* START Data section *
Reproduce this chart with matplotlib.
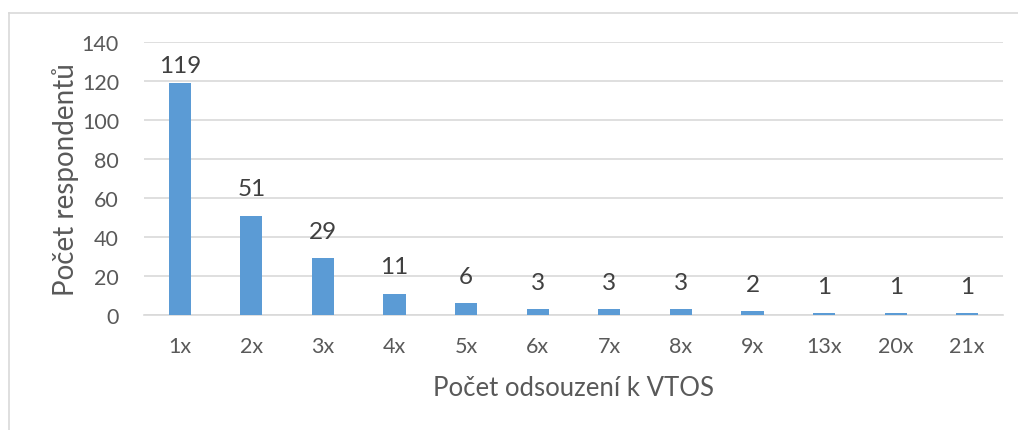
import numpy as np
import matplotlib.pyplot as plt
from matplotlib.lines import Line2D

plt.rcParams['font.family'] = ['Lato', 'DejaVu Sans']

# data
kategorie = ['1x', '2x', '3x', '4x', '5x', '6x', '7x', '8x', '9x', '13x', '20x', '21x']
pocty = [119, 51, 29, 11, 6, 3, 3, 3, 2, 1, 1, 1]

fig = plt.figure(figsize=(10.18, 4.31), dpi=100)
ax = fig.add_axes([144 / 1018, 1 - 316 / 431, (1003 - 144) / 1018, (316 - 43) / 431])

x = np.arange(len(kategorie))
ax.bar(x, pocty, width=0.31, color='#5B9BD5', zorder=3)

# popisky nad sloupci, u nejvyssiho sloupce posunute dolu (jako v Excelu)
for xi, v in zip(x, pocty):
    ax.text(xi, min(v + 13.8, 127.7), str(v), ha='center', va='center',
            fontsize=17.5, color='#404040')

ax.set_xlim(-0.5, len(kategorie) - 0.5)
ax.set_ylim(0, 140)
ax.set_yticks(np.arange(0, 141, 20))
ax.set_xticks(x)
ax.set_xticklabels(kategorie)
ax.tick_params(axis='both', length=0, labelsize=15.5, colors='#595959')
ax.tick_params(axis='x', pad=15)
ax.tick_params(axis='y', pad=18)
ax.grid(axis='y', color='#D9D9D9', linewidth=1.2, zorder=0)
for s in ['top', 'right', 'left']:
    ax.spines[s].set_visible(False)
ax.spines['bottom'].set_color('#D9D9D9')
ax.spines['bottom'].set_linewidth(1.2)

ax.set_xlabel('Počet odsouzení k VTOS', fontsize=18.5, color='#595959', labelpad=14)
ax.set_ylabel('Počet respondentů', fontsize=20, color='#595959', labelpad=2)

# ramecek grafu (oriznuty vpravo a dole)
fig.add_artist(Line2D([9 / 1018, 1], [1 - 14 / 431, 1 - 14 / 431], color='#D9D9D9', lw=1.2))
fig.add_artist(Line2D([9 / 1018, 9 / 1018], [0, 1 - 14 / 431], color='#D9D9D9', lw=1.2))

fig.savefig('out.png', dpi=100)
* END Data section *
Work to complete: Emit the lines of the material exactly, from its first line to the line containing "ax.spines['bottom'].set_linewidth(1.2)", inclusive; leave every picture out.

Complete output:
Reproduce this chart with matplotlib.
import numpy as np
import matplotlib.pyplot as plt
from matplotlib.lines import Line2D

plt.rcParams['font.family'] = ['Lato', 'DejaVu Sans']

# data
kategorie = ['1x', '2x', '3x', '4x', '5x', '6x', '7x', '8x', '9x', '13x', '20x', '21x']
pocty = [119, 51, 29, 11, 6, 3, 3, 3, 2, 1, 1, 1]

fig = plt.figure(figsize=(10.18, 4.31), dpi=100)
ax = fig.add_axes([144 / 1018, 1 - 316 / 431, (1003 - 144) / 1018, (316 - 43) / 431])

x = np.arange(len(kategorie))
ax.bar(x, pocty, width=0.31, color='#5B9BD5', zorder=3)

# popisky nad sloupci, u nejvyssiho sloupce posunute dolu (jako v Excelu)
for xi, v in zip(x, pocty):
    ax.text(xi, min(v + 13.8, 127.7), str(v), ha='center', va='center',
            fontsize=17.5, color='#404040')

ax.set_xlim(-0.5, len(kategorie) - 0.5)
ax.set_ylim(0, 140)
ax.set_yticks(np.arange(0, 141, 20))
ax.set_xticks(x)
ax.set_xticklabels(kategorie)
ax.tick_params(axis='both', length=0, labelsize=15.5, colors='#595959')
ax.tick_params(axis='x', pad=15)
ax.tick_params(axis='y', pad=18)
ax.grid(axis='y', color='#D9D9D9', linewidth=1.2, zorder=0)
for s in ['top', 'right', 'left']:
    ax.spines[s].set_visible(False)
ax.spines['bottom'].set_color('#D9D9D9')
ax.spines['bottom'].set_linewidth(1.2)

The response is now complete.